My first experience with that was in a middle school literature class. I adored my literature teacher, Mr. Pope. I also couldn't do what he asked of me: write in a writer's journal. For the first time, I was being asked to put something of my own self on the page. And so I stared at that blank page for hours. I tried really hard. I'd sometimes get a small handful of pages in, and switch notebooks because I was too scared to have it all in one place. I lied far more often than was believable about having "forgotten" my journal.
I also struggled with writing more than two sentences of a five-paragraph essay about the novels and short stories we read. I just couldn't do it. Mr. Pope gave me more grace than I perhaps deserved, but it was the grace I needed.
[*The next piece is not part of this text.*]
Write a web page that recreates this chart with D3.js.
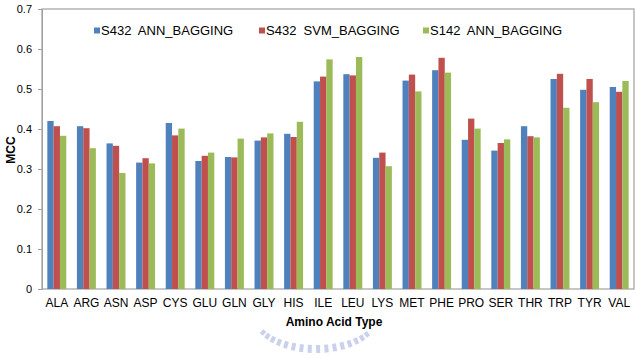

And so, not knowing whether I would even pass or not — and you have no idea how much this straight-A kid would have been made to suffer had I gotten any less than a B — I took creative writing in high school. I was determined to learn to write. I was also terrified. I wrote some lousy short stories, but then, when we learned to write poetry, I hit my stride.
These days, writing is a core part of my identity, and I have a reputation in my department as a "beautiful writer." It's hard to imagine I was once a person who found it painfully impossible.
I've chased dead end signs a few more times now. Taking counselling courses at the community college? Terrifying. Going back to university after having previously crashed and burned in spectacular fashion? Also terrifying. Pursuing graduate studies and writing a book-length thesis? Utterly unnerving.
That fear-combined-with-desire is a sign, a beacon, that something risky-but-wonderful lays beyond it. Follow that feeling, wherever it leads.